THE BUG CLUB
Entry Requirements: All Ages. Under 14s accompanied by an adult. R.O.A.R
THE BUG CLUB plus special guests ADWAITH
The Bug Club will spend a good deal of time on the road in 2025 performing songs from Very Human Features, along with some from their previous Sub Pop release, 2024’s On the Intricate Inner Workings of the System by Means of Popular Music, or the Contemplation of Pretty Faces, Tinned Bubbles and Strife, as well as some of their older songs.
Last Month, The Bug Club released “Have U Ever Been 2 Wales,” a joyous ode to their beloved home country that features upbeat, regionally referential lyrics like “Have you ever been to Wales?

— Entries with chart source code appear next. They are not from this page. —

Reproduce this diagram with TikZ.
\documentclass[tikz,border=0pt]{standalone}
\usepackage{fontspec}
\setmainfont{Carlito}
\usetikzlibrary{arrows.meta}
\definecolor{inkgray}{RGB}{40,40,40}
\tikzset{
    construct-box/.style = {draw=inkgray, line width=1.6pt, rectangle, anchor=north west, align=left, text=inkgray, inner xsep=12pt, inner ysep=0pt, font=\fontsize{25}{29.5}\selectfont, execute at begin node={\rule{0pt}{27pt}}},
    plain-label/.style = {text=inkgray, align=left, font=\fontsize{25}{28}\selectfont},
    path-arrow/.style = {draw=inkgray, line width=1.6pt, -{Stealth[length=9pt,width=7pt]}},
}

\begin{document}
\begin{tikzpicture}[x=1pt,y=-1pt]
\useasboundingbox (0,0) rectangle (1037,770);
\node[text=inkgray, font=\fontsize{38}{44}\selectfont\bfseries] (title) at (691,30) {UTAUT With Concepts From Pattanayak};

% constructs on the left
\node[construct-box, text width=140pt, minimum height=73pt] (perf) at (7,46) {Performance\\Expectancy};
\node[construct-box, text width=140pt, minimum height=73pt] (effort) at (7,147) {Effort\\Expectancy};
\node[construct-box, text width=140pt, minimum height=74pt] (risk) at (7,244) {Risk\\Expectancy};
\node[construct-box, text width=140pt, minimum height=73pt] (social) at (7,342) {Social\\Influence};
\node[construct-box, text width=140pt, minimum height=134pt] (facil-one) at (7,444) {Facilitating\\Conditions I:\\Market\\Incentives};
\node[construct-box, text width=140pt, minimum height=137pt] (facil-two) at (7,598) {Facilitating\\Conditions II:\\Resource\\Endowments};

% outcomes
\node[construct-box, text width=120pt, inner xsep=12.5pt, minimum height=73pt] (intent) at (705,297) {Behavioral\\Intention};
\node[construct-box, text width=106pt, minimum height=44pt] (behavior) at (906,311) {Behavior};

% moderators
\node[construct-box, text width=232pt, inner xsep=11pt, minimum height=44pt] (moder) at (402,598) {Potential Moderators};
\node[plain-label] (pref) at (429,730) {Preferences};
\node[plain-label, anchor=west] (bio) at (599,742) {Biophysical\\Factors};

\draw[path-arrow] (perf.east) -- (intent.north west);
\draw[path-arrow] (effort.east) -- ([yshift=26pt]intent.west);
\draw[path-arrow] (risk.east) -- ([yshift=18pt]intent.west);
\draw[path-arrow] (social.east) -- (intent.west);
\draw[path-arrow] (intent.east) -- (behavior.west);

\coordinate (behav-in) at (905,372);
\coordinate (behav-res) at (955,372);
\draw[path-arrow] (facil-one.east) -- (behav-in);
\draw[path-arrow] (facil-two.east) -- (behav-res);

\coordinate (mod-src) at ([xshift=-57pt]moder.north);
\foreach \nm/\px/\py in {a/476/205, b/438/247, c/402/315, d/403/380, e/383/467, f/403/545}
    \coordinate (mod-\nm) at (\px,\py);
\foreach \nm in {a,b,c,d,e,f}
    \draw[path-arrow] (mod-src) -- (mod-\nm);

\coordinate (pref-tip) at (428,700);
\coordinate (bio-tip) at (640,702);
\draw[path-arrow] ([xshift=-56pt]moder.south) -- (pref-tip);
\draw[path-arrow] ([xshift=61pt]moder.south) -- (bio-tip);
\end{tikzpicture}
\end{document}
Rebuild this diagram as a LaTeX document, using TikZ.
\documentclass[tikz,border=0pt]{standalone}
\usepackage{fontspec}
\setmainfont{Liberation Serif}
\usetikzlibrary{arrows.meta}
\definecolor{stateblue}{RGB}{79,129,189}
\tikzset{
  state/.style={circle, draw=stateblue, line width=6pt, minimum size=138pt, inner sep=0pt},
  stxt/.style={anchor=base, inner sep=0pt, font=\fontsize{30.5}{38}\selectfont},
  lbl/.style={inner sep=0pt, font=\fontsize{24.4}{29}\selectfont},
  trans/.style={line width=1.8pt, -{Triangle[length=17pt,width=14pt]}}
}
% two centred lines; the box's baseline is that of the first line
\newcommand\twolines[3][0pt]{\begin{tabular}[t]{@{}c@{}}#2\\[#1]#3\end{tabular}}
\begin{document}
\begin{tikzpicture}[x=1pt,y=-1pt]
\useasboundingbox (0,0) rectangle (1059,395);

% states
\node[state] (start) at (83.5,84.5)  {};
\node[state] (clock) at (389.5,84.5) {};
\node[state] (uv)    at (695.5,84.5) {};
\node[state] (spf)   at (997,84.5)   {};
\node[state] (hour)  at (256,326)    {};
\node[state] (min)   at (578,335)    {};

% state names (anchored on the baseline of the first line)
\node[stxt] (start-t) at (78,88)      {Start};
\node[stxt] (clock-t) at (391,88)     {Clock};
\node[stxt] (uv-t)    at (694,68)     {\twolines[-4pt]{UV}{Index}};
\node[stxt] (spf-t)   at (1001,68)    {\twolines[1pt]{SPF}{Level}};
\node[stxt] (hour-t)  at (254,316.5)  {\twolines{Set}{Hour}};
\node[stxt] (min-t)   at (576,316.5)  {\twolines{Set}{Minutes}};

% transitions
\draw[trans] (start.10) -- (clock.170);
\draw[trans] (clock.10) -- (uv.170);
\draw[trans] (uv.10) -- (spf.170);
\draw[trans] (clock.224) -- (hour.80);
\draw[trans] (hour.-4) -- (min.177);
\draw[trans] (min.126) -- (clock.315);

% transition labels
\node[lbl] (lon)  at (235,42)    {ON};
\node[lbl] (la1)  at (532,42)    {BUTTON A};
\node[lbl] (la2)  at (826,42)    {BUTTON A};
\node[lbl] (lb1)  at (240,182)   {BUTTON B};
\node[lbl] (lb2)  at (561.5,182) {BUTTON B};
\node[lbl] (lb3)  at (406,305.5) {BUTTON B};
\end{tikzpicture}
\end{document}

It's good, it's goo-ooh-ooh-ooh-hood” and “...every choir from
Caldicot to Treorchy will sing it proud." The spirited song, doubtless soon to be the new ad jingle for Visit Wales, is also out now worldwide (including Wales) on all DSPs from Sub Pop.
The Bug Club has seen support from the likes of NME, BBC, KEXP, Bandcamp Daily, Brooklyn Vegan, PASTE, Stereogum, see/saw, Dusted, The Stranger, Rosy Overdrive, Glide, and more. NME said of their 2024 release On the Intricate Inner Workings of the System…., “...its 11 songs crackle with incisive melodies and funny pop culture-addled lyrics – they reference The Great Escape’s Virgil Hilts one minute, and move on to the horror of Lonsdale slip on daps the next – but they’re in and out in under 26 minutes. Zero fat.”
The Bug Club are back, again, for their annual appointment at the garage rock makers’ market, where they’re flogging yet another pedigree record.
LP number four, Very Human Features, arrives June 13th, hot on the heels of the band’s first Sub Pop release, 2024’s On the Intricate Inner Workings of the System. That record saw the band continue their love affair with BBC Radio 6, start up a new one with KEXP thanks to a session with them, and crop up in the pages of the NME. Anything else from the bucket list? Oh yeah, festival slots including packing home ground Green Man’s Walled Garden to its non-existent rafters. Then shows across the US in those venues us Brits tend to hear about and that’s as far as we get. This record gives the band an excuse to continue their never-ending tour and feed their baying fans, engorged and expectant thanks to this band’s relentless record-releasing hot streak, a new batch of typically playful, riff-laden, smart Bug Club Tunes.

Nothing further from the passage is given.